» WHAT IS ASKED: Return the lines that follow, exactly as they appear, from the first through the one containing "0.0295, 0.0295, 0.0147];"; no pictures are to be included.

» DATA EXTRACT:

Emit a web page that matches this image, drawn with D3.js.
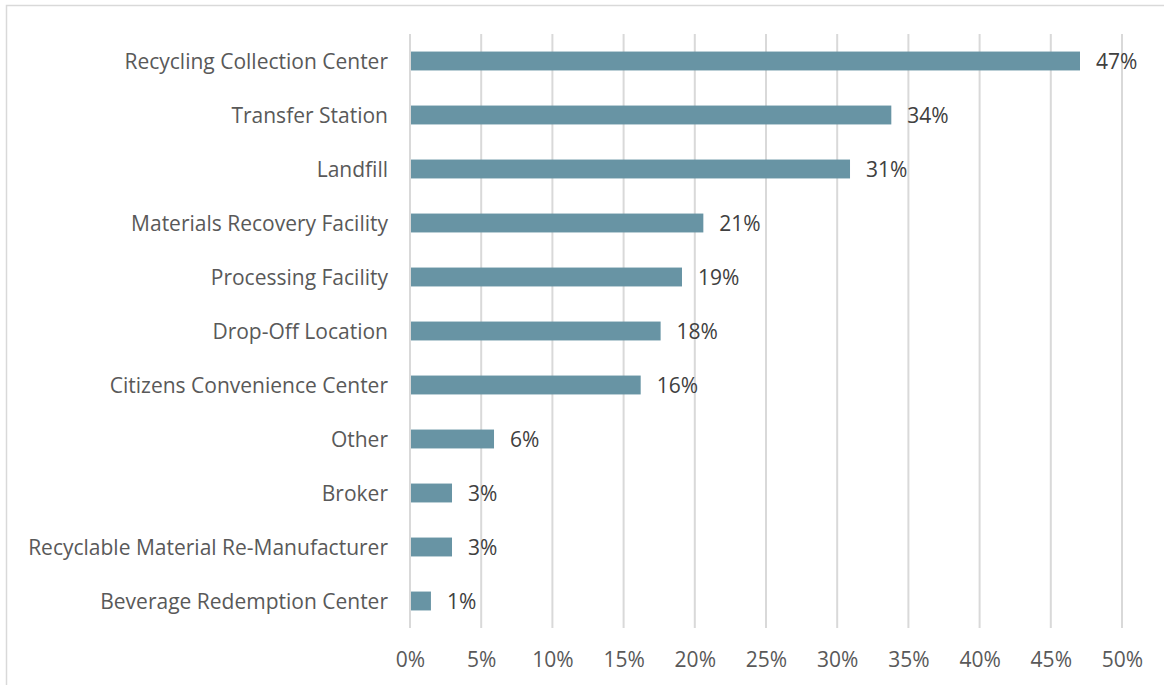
<!DOCTYPE html>
<html>
<head>
<meta charset="utf-8">
<script src="https://cdn.jsdelivr.net/npm/d3@7"></script>
<style>
  html, body { margin: 0; padding: 0; background: #fff; }
  svg { display: block; }
</style>
</head>
<body>
<div id="chart"></div>
<script>
// facility types, top to bottom
var categories = [
    'Recycling Collection Center',
    'Transfer Station',
    'Landfill',
    'Materials Recovery Facility',
    'Processing Facility',
    'Drop-Off Location',
    'Citizens Convenience Center',
    'Other',
    'Broker',
    'Recyclable Material Re-Manufacturer',
    'Beverage Redemption Center'
];

// share of respondents (fraction)
var shares = [0.4705, 0.338, 0.309, 0.206, 0.191, 0.176, 0.162, 0.059, 0.0295, 0.0295, 0.0147];

var xTicks = [0, 0.05, 0.10, 0.15, 0.20, 0.25, 0.30, 0.35, 0.40, 0.45, 0.50];

var W = 1164, H = 685;
var margin = {top: 34, left: 410, right: 42, bottom: 57};
var FONT = '"Open Sans", sans-serif';
var FS = 21;
var TEXT = '#595959';

var rows = categories.map(function (c, i) { return {name: c, value: shares[i]}; });

var svg = d3.select('#chart').append('svg')
    .attr('width', W)
    .attr('height', H);

/* outer chart frame */
svg.append('rect')
    .attr('x', 6.5).attr('y', 5.5)
    .attr('width', W + 20).attr('height', H + 20)
    .attr('fill', 'none')
    .attr('stroke', '#d9d9d9')
    .attr('stroke-width', 1.5);

var x = d3.scaleLinear()
    .domain([0, 0.5])
    .range([margin.left, W - margin.right]);

var y = d3.scaleBand()
    .domain(categories)
    .range([margin.top, H - margin.bottom])
    .paddingInner(0.65)
    .paddingOuter(0.325);

/* vertical gridlines */
svg.append('g').selectAll('line')
    .data(xTicks)
    .enter().append('line')
    .attr('x1', function (d) { return x(d); })
    .attr('x2', function (d) { return x(d); })
    .attr('y1', margin.top)
    .attr('y2', H - margin.bottom)
    .attr('stroke', '#d9d9d9')
    .attr('stroke-width', 2);

/* x axis labels */
var xAxis = d3.axisBottom(x)
    .tickValues(xTicks)
    .tickFormat(d3.format('.0%'))
    .tickSize(0)
    .tickPadding(0);

var gx = svg.append('g')
    .attr('transform', 'translate(0,' + (H - margin.bottom + 24) + ')')
    .call(xAxis);
gx.select('.domain').remove();
gx.selectAll('text')
    .attr('font-family', FONT)
    .attr('font-size', FS)
    .attr('fill', TEXT);

/* category labels */
var yAxis = d3.axisLeft(y).tickSize(0).tickPadding(22);
var gy = svg.append('g')
    .attr('transform', 'translate(' + margin.left + ',0)')
    .call(yAxis);
gy.select('.domain').remove();
gy.selectAll('text')
    .attr('font-family', FONT)
    .attr('font-size', FS)
    .attr('dy', '0.4em')
    .attr('fill', TEXT);

/* bars */
svg.append('g').selectAll('rect')
    .data(rows)
    .enter().append('rect')
    .attr('x', x(0) + 1)
    .attr('y', function (d) { return y(d.name); })
    .attr('width', function (d) { return x(d.value) - x(0) - 1; })
    .attr('height', y.bandwidth())
    .attr('fill', '#6894a4');

/* value labels */
svg.append('g').selectAll('text')
    .data(rows)
    .enter().append('text')
    .attr('x', function (d) { return x(d.value) + 16; })
    .attr('y', function (d) { return y(d.name) + y.bandwidth() / 2; })
    .attr('dy', '0.4em')
    .attr('font-family', FONT)
    .attr('font-size', FS)
    .attr('fill', '#404040')
    .text(function (d) { return d3.format('.0%')(d.value); });
</script>
</body>
</html>
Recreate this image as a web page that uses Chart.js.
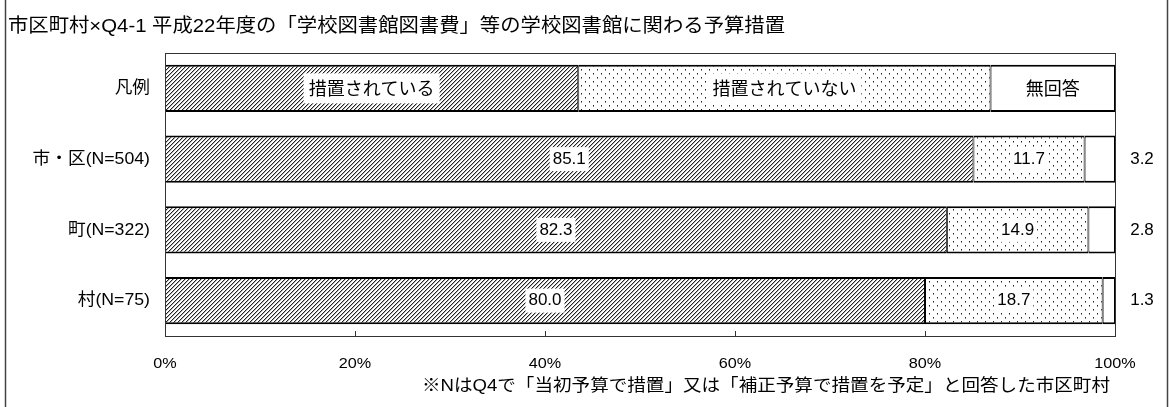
<!DOCTYPE html>
<html>
<head>
<meta charset="utf-8">
<script src="https://cdn.jsdelivr.net/npm/chart.js@4.4.1/dist/chart.umd.min.js"></script>
<style>
    html, body { margin: 0; padding: 0; background: #fff; }
</style>
</head>
<body>
<canvas id="chart" width="1170" height="407"></canvas>
<script>
const titleText = '市区町村×Q4-1 平成22年度の「学校図書館図書費」等の学校図書館に関わる予算措置';
const noteText = '※NはQ4で「当初予算で措置」又は「補正予算で措置を予定」と回答した市区町村';

const categories = ['凡例', '市・区(N=504)', '町(N=322)', '村(N=75)'];
const seriesNames = ['措置されている', '措置されていない', '無回答'];

const measured = [43.5, 85.1, 82.3, 80.0];
const notMeasured = [43.4, 11.7, 14.9, 18.7];
const noAnswer = [13.1, 3.2, 2.8, 1.3];

const xTicks = [0, 20, 40, 60, 80, 100];

const JP = '"Noto Sans CJK JP", sans-serif';
const MIX = '"Liberation Sans", "Noto Sans CJK JP", sans-serif';

const canvas = document.getElementById('chart');
const ctx = canvas.getContext('2d');

// hatch pattern ////
function makeHatch() {
    const c = document.createElement('canvas');
    c.width = 4; c.height = 4;
    const g = c.getContext('2d');
    g.fillStyle = '#fff';
    g.fillRect(0, 0, 4, 4);
    for (let i = 0; i < 4; i++) {
        g.fillStyle = '#222';
        g.fillRect(3 - i, i, 1, 1);
        g.fillStyle = '#b4b4b4';
        g.fillRect((4 - i) % 4, i, 1, 1);
    }
    return ctx.createPattern(c, 'repeat');
}

// small dots
function makeDots() {
    const c = document.createElement('canvas');
    c.width = 8; c.height = 8;
    const g = c.getContext('2d');
    g.fillStyle = '#fff';
    g.fillRect(0, 0, 8, 8);
    g.fillStyle = '#222';
    g.fillRect(1, 1, 1, 1);
    g.fillRect(5, 5, 1, 1);
    g.fillStyle = '#888';
    g.fillRect(1, 2, 1, 1);
    g.fillRect(5, 6, 1, 1);
    return ctx.createPattern(c, 'repeat');
}

function drawText(g, s, x, y, align, font, sx, box) {
    g.save();
    g.font = font;
    g.textBaseline = 'middle';
    g.textAlign = 'left';
    const w = g.measureText(s).width * sx;
    let x0 = x;
    if (align === 'center') x0 = x - w / 2;
    if (align === 'right') x0 = x - w;
    if (box) {
        g.fillStyle = '#fff';
        g.fillRect(x0 - box.px, y - box.h / 2, w + box.px * 2, box.h);
    }
    g.translate(x0, y);
    g.scale(sx, 1);
    g.fillStyle = '#000';
    g.fillText(s, 0, 0);
    g.restore();
}

function fitScale(g, s, font, width) {
    g.save();
    g.font = font;
    const w = g.measureText(s).width;
    g.restore();
    return width / w;
}

const decorPlugin = {
    id: 'decor',
    beforeDraw(chart) {
        const g = chart.ctx;
        g.save();
        g.fillStyle = '#fff';
        g.fillRect(0, 0, chart.width, chart.height);
        g.restore();
    },
    afterDatasetsDraw(chart) {
        const g = chart.ctx;
        const area = chart.chartArea;
        chart.data.datasets.forEach((ds, di) => {
            const meta = chart.getDatasetMeta(di);
            meta.data.forEach((bar, i) => {
                const cx = (bar.x + bar.base) / 2;
                if (i === 0) {
                    drawText(g, ds.label, cx, bar.y, 'center', '18px ' + JP, 1,
                        di < 2 ? { px: 5, h: 30 } : null);
                } else if (di < 2) {
                    drawText(g, ds.data[i].toFixed(1), cx, bar.y, 'center', '17px ' + MIX, 1,
                        { px: 3, h: 24 });
                } else {
                    drawText(g, ds.data[i].toFixed(1), area.right + 27, bar.y, 'center', '17px ' + MIX, 1);
                }
            });
        });
    },
    afterDraw(chart) {
        const g = chart.ctx;
        const area = chart.chartArea;
        const xs = chart.scales.x;
        const ys = chart.scales.y;

        // plot area frame
        g.save();
        g.strokeStyle = '#333';
        g.lineWidth = 1;
        g.strokeRect(area.left + 0.5, area.top + 0.5, area.right - area.left, area.bottom - area.top);
        // inward tick marks
        xTicks.forEach(v => {
            const px = Math.round(xs.getPixelForValue(v)) + 0.5;
            g.beginPath();
            g.moveTo(px, area.bottom - 5);
            g.lineTo(px, area.bottom);
            g.stroke();
        });
        // outer side lines
        g.strokeStyle = '#444';
        g.lineWidth = 1.5;
        g.beginPath();
        g.moveTo(5.5, 0); g.lineTo(5.5, chart.height);
        g.moveTo(1167.5, 0); g.lineTo(1167.5, chart.height);
        g.stroke();
        g.restore();

        // category labels
        categories.forEach((c, i) => {
            drawText(g, c, area.left - 15, ys.getPixelForValue(i), 'right', '17px ' + MIX, 1.04);
        });
        // x tick labels
        xTicks.forEach(v => {
            drawText(g, v + '%', xs.getPixelForValue(v), 364, 'center', '15px ' + MIX, 1.08);
        });

        // title and note
        const tFont = '19px ' + MIX;
        drawText(g, titleText, 8, 27, 'left', tFont, fitScale(g, titleText, tFont, 777));
        const nFont = '17px ' + MIX;
        drawText(g, noteText, 1110, 386, 'right', nFont, fitScale(g, noteText, nFont, 688));
    }
};

new Chart(canvas, {
    type: 'bar',
    data: {
        labels: categories,
        datasets: [
            { label: seriesNames[0], data: measured, backgroundColor: makeHatch() },
            { label: seriesNames[1], data: notMeasured, backgroundColor: makeDots() },
            { label: seriesNames[2], data: noAnswer, backgroundColor: '#fff' }
        ].map(d => Object.assign(d, {
            borderColor: '#000',
            borderWidth: { top: 2, bottom: 2, left: 1, right: 1 },
            borderSkipped: false,
            barPercentage: 0.67,
            categoryPercentage: 1
        }))
    },
    options: {
        indexAxis: 'y',
        responsive: false,
        animation: false,
        layout: { padding: { top: 53, right: 55, left: 0, bottom: 0 } },
        plugins: {
            legend: { display: false },
            tooltip: { enabled: false },
            title: { display: false }
        },
        scales: {
            x: {
                stacked: true,
                min: 0,
                max: 100,
                ticks: { display: false, stepSize: 20 },
                grid: { display: false },
                border: { display: false },
                afterFit: s => { s.height = 71; }
            },
            y: {
                stacked: true,
                ticks: { display: false },
                grid: { display: false },
                border: { display: false },
                afterFit: s => { s.width = 165; }
            }
        }
    },
    plugins: [decorPlugin]
});
</script>
</body>
</html>
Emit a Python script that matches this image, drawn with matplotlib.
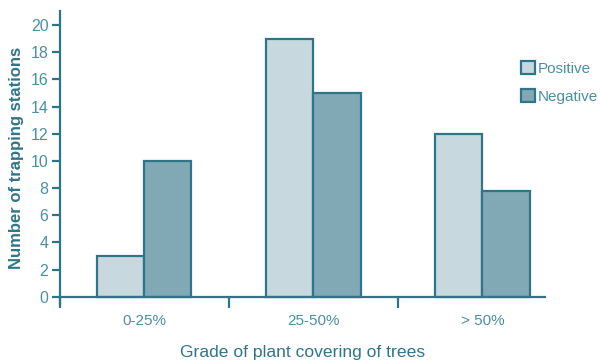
import matplotlib
matplotlib.use("Agg")
import matplotlib.pyplot as plt
from matplotlib.patches import Patch
import numpy as np

plt.rcParams['font.family'] = ['Liberation Sans', 'DejaVu Sans']

categories = ["0-25%", "25-50%", "> 50%"]
positive = [3, 19, 12]
negative = [10, 15, 7.8]
series_names = ["Positive", "Negative"]
y_ticks = [0, 2, 4, 6, 8, 10, 12, 14, 16, 18, 20]

axis_col = "#2f7588"
text_col = "#4a8fa2"
pos_col = "#c7d9de"
neg_col = "#80a8b5"

fig = plt.figure(figsize=(6.0, 3.63), dpi=100)
ax = fig.add_axes([0.0992, 0.160, 0.809, 0.8086])

x = np.arange(len(categories))
w = 0.28
ax.bar(x - w / 2, positive, width=w, color=pos_col, edgecolor=axis_col, linewidth=1.6)
ax.bar(x + w / 2, negative, width=w, color=neg_col, edgecolor=axis_col, linewidth=1.6)

ax.set_xlim(-0.5, 2.37)
ax.set_ylim(-0.6, 21)

for s in ("top", "right"):
    ax.spines[s].set_visible(False)
ax.spines["bottom"].set_position(("data", 0))
for s in ("bottom", "left"):
    ax.spines[s].set_color(axis_col)
    ax.spines[s].set_linewidth(1.6)

ax.set_yticks(y_ticks)
ax.set_yticklabels([str(v) for v in y_ticks])
ax.tick_params(axis="y", direction="out", length=6, width=1.6, color=axis_col,
               labelcolor=text_col, labelsize=11.5, pad=2)

# category boundary ticks, with labels centered on the groups
ax.set_xticks([-0.5, 0.5, 1.5])
ax.set_xticklabels([])
ax.tick_params(axis="x", direction="out", length=8, width=1.6, color=axis_col)
for xi, lab in zip(x, categories):
    ax.text(xi, -1.3, lab, ha="center", va="top", color=text_col, fontsize=11)

fig.text(303 / 600, 1 - 352 / 363, "Grade of plant covering of trees", ha="center",
         va="center", color=axis_col, fontsize=12.6)

fig.text(17 / 600, 1 - 158 / 363, "Number of trapping stations", rotation=90,
         ha="center", va="center", color=axis_col, fontsize=12, fontweight="bold")

handles = [Patch(facecolor=pos_col, edgecolor=axis_col, linewidth=1.6),
           Patch(facecolor=neg_col, edgecolor=axis_col, linewidth=1.6)]
leg = fig.legend(handles, series_names, loc="upper left",
                 bbox_to_anchor=(515 / 600, 1 - 55 / 363), frameon=False,
                 handlelength=0.9, handleheight=0.9, handletextpad=0.2,
                 labelspacing=0.9, fontsize=11, borderaxespad=0)
for t in leg.get_texts():
    t.set_color(text_col)

fig.savefig("out.png", dpi=100)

» EXPECTED ANSWER:
Emit a web page that matches this image, drawn with D3.js.
<!DOCTYPE html>
<html>
<head>
<meta charset="utf-8">
<script src="https://cdn.jsdelivr.net/npm/d3@7"></script>
<style>
  html, body { margin: 0; padding: 0; background: #fff; }
  svg { display: block; }
</style>
</head>
<body>
<div id="chart"></div>
<script>
// facility types, top to bottom
var categories = [
    'Recycling Collection Center',
    'Transfer Station',
    'Landfill',
    'Materials Recovery Facility',
    'Processing Facility',
    'Drop-Off Location',
    'Citizens Convenience Center',
    'Other',
    'Broker',
    'Recyclable Material Re-Manufacturer',
    'Beverage Redemption Center'
];

// share of respondents (fraction)
var shares = [0.4705, 0.338, 0.309, 0.206, 0.191, 0.176, 0.162, 0.059, 0.0295, 0.0295, 0.0147];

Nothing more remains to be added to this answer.